According to an upcoming paper in the Proceedings of the Seminar for Arabian Studies and a paper published in the June 7 issue of the journal Science, the current oldest boat record-holder is a vessel found in an Egyptian tomb dating to 3,000 B.C. Evidence for log canoes, thought to be more like rafts than boats, goes back much further, to 8,000 B.C. The age of the entire As-Sabiyah site, including the boat remains, has been carbon-14 dated to 5,511-5,324 B.C.
Robert Carter, an archaeologist at University College London and the expedition's field director, believes that the slabs belonged to a boat because they have reed impressions on one side and barnacles on the other.
Carter said bitumen, which is still crushed with fish oil and coral and used today by some Middle Eastern boat builders, likely formed a waterproof seal around vessels constructed out of reed bundles tied together with ropes and string.
He also believes that the bitumen-covered reed boats were used to carry people and goods between Mesopotamia, As-Sabiyah (which he thinks was then a peninsula within the Tigris-Euphrates River area), and the Central Gulf region.
If the theory is correct, it could explain why ancient Mesopotamian pottery often turns up many miles to the south on the Persian Gulf's western shores, according to the Science report.
"We do not know the race of the people trading at As-Sabiyah," Carter told Discovery News. "It is (safe) to say that people from the Arabian Peninsula were involved, along with people from Mesopotamia."
Carter is more confident about what goods were traded, based on finds at the site. These included pierced pearls likely used for jewelry, pottery, shells, spindle whorls probably used to spin wool, bead necklaces, mother of pearl buttons, and flint and obsidian stones. He believes that livestock and fish also were traded.
Carl Lamberg-Karlovsky, professor of archaeology at Harvard University, questions whether the As-Sabiyah boat was used for trade, due to its apparently small size, and suggests that it was just a fishing boat for locals. He also hints that remains of even older vessels may be found in future due to evidence for ancient boating, such as clay boat models.
Lamberg-Karlovsky said, "Although the Kuwaiti find might be the earliest evidence for a boat, it is very important to point out that people were seafaring far earlier than this."
Them barnacles are some thorn in the side of us boat owners.
What a maroon that french fry turned out to be.
This was before the invention of water, so the best they could do was float it on sand.
Bump to you blam.
The inventor was Ishkabible I in 7504 BC.
Fire was invented by Bug IV during the Charcoal Age, approximately 9500 BC... hence the term fire-bug.
Stay Safe
Look how far we have advanced, now days, we use duct tape and chewing gum.
"So what's the theory as to why it's out in the desert?"
I don't think Noah built the first boat ever.
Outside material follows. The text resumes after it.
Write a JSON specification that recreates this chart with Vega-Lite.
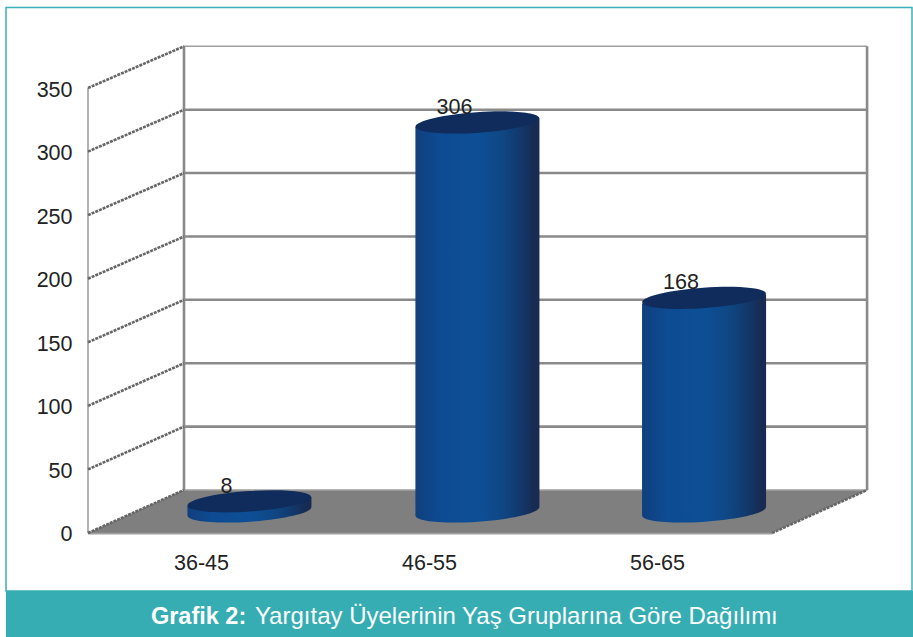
{
"$schema":"https://vega.github.io/schema/vega-lite/v6.json",
"width":913,"height":637,"padding":0,"autosize":{"type":"none"},
"background":"#ffffff",
"config":{"view":{"stroke":null},"font":"Liberation Sans"},
"datasets":{
"bars":[{"group":"36-45","pos":0.708,"value":8,"base":0},{"group":"46-55","pos":1.708,"value":306,"base":0},{"group":"56-65","pos":2.702,"value":168,"base":0}],
"body":[
{"group":"36-45","x":0.436,"top":21.5,"bottom":13.5},{"group":"36-45","x":0.98,"top":28.3,"bottom":20.3},
{"group":"46-55","x":1.436,"top":319.5,"bottom":13.5},{"group":"46-55","x":1.98,"top":326.3,"bottom":20.3},
{"group":"56-65","x":2.43,"top":180.5,"bottom":13.5},{"group":"56-65","x":2.974,"top":187.3,"bottom":20.3}],
"floor":[{"x":0,"y":0,"y2":0},{"x":0.421,"y":33.8,"y2":0},{"x":3,"y":33.8,"y2":0},{"x":3.417,"y":33.8,"y2":33.8}],
"side":[
{"level":0,"x":0,"y":0},{"level":0,"x":0.421,"y":33.8},
{"level":50,"x":0,"y":50},{"level":50,"x":0.421,"y":83.7},
{"level":100,"x":0,"y":100},{"level":100,"x":0.421,"y":133.5},
{"level":150,"x":0,"y":150},{"level":150,"x":0.421,"y":183.4},
{"level":200,"x":0,"y":200},{"level":200,"x":0.421,"y":233.2},
{"level":250,"x":0,"y":250},{"level":250,"x":0.421,"y":283.1},
{"level":300,"x":0,"y":300},{"level":300,"x":0.421,"y":332.9},
{"level":350,"x":0,"y":350},{"level":350,"x":0.421,"y":382.8},
{"level":-1,"x":3,"y":0},{"level":-1,"x":3.417,"y":33.8}],
"back":[
{"level":50,"x":0.421,"y":83.7},{"level":50,"x":3.417,"y":83.7},
{"level":100,"x":0.421,"y":133.5},{"level":100,"x":3.417,"y":133.5},
{"level":150,"x":0.421,"y":183.4},{"level":150,"x":3.417,"y":183.4},
{"level":200,"x":0.421,"y":233.2},{"level":200,"x":3.417,"y":233.2},
{"level":250,"x":0.421,"y":283.1},{"level":250,"x":3.417,"y":283.1},
{"level":300,"x":0.421,"y":332.9},{"level":300,"x":3.417,"y":332.9},
{"level":1000,"x":0.421,"y":33.8},{"level":1000,"x":0.421,"y":382.8},
{"level":1001,"x":3.417,"y":33.8},{"level":1001,"x":3.417,"y":382.8}],
"thin":[
{"level":350,"x":0.421,"y":382.8},{"level":350,"x":3.417,"y":382.8},
{"level":0,"x":0.421,"y":33.8},{"level":0,"x":3.417,"y":33.8},
{"level":-1,"x":0,"y":0},{"level":-1,"x":0,"y":350},
{"level":-2,"x":0,"y":-0.5},{"level":-2,"x":3,"y":-0.5}]
},
"encoding":{
"x":{"field":"x","type":"quantitative","title":null,"scale":{"domain":[-0.38596,3.61842],"nice":false,"zero":false},
"axis":{"values":[0.5,1.5,2.5],"labelExpr":"datum.value==0.5?'36-45':datum.value==1.5?'46-55':'56-65'","orient":"bottom","offset":-104,"domain":false,"ticks":false,"grid":false,"labelPadding":19.5,"labelOffset":-1,"labelFontSize":21.5,"labelFont":"Liberation Sans","labelColor":"#222222","labelAlign":"center","zindex":1}},
"y":{"field":"y","type":"quantitative","title":null,"scale":{"domain":[-81.8,419.22],"nice":false,"zero":false},
"axis":{"values":[0,50,100,150,200,250,300,350],"orient":"left","offset":-88,"domain":false,"ticks":false,"grid":false,"labelPadding":16,"labelOffset":2,"labelFontSize":21.5,"labelFont":"Liberation Sans","labelColor":"#222222","zindex":1}}
},
"layer":[
{"data":{"values":[{"x":-0.3596,"x2":3.614,"y":-45.6,"y2":413.3}]},
 "mark":{"type":"rect","fill":"#ffffff","stroke":"#3ab0b8","strokeWidth":1.5},
 "encoding":{"x2":{"field":"x2"},"y2":{"field":"y2"}}},
{"data":{"values":[{"x":-0.3596,"x2":3.61842,"y":-45.6,"y2":-81.8}]},
 "mark":{"type":"rect","fill":"#35adb3"},
 "encoding":{"x2":{"field":"x2"},"y2":{"field":"y2"}}},
{"data":{"name":"floor"},"mark":{"type":"area","fill":"#7f7f7f","opacity":1},"encoding":{"y2":{"field":"y2"}}},
{"data":{"name":"thin"},"mark":{"type":"line","stroke":"#a0a0a0","strokeWidth":1.6},"encoding":{"detail":{"field":"level"}}},
{"data":{"name":"back"},"mark":{"type":"line","stroke":"#8a8a8a","strokeWidth":2.6},"encoding":{"detail":{"field":"level"}}},
{"data":{"name":"side"},"mark":{"type":"line","stroke":"#666666","strokeWidth":2.6,"strokeDash":[3,1]},"encoding":{"detail":{"field":"level"}}},
{"data":{"name":"bars"},
 "mark":{"type":"point","filled":true,"opacity":1,"shape":"M-1,0 C-1,-0.091 -0.552,-0.165 0,-0.165 C0.552,-0.165 1,-0.091 1,0 C1,0.091 0.552,0.165 0,0.165 C-0.552,0.165 -1,0.091 -1,0 Z","size":15376,"angle":-4,"yOffset":-21.5,"fill":{"x1":0,"y1":0,"x2":1,"y2":0,"gradient":"linear","stops":[{"offset":0,"color":"#113f7d"},{"offset":0.2,"color":"#0d4b92"},{"offset":0.5,"color":"#0d4f96"},{"offset":0.7,"color":"#0f4784"},{"offset":0.85,"color":"#12386b"},{"offset":0.95,"color":"#172c54"},{"offset":1,"color":"#182a50"}]}},
 "encoding":{"x":{"field":"pos","type":"quantitative"},"y":{"field":"base","type":"quantitative"}}},
{"data":{"name":"body"},
 "mark":{"type":"area","opacity":1,"fill":{"x1":0,"y1":0,"x2":1,"y2":0,"gradient":"linear","stops":[{"offset":0,"color":"#113f7d"},{"offset":0.2,"color":"#0d4b92"},{"offset":0.5,"color":"#0d4f96"},{"offset":0.7,"color":"#0f4784"},{"offset":0.85,"color":"#12386b"},{"offset":0.95,"color":"#172c54"},{"offset":1,"color":"#182a50"}]}},
 "encoding":{"y":{"field":"top","type":"quantitative"},"y2":{"field":"bottom"},"detail":{"field":"group"}}},
{"data":{"name":"bars"},
 "mark":{"type":"point","filled":true,"opacity":1,"shape":"M-1,0 C-1,-0.091 -0.552,-0.165 0,-0.165 C0.552,-0.165 1,-0.091 1,0 C1,0.091 0.552,0.165 0,0.165 C-0.552,0.165 -1,0.091 -1,0 Z","size":15376,"angle":-4,"yOffset":-21.5,"fill":"#0f2c5c"},
 "encoding":{"x":{"field":"pos","type":"quantitative"},"y":{"field":"value","type":"quantitative"}}},
{"data":{"name":"bars"},
 "mark":{"type":"text","fontSize":21.5,"font":"Liberation Sans","fill":"#222222","xOffset":-23,"yOffset":-36,"baseline":"middle","align":"center"},
 "encoding":{"x":{"field":"pos","type":"quantitative"},"y":{"field":"value","type":"quantitative"},"text":{"field":"value","type":"quantitative"}}},
{"data":{"values":[{"x":0.276,"y":-66.1,"t":"Grafik 2:"}]},
 "mark":{"type":"text","fontSize":23.5,"fontWeight":"bold","font":"Liberation Sans","fill":"#ffffff","align":"left","baseline":"middle"},
 "encoding":{"text":{"field":"t"}}},
{"data":{"values":[{"x":0.732,"y":-66.1,"t":"Yargıtay Üyelerinin Yaş Gruplarına Göre Dağılımı"}]},
 "mark":{"type":"text","fontSize":24,"font":"Liberation Sans","fill":"#ffffff","align":"left","baseline":"middle"},
 "encoding":{"text":{"field":"t"}}}
]
}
I think there were boats on bodies of water, whether ocean, lake or pond.
The fragment found in the Kuwaiti desert means the same thing as oceanic fossils showing up on mile-high mountains ... a universal flood.
As for fossils on mountains, they are there because of geologic uplift, as can be seen by the sharp angle of the bands of fossilized sea bed. Clearly, when the bands were made, the area was flat seafloor, not mountainous, and the layers were made over a very long time period before the uplift began. The fossil sea critters now seen in mountain rock are of course far older than the boat in any case. Wrong time period to be concurrent with the boat, unless you're thinking multiple floods.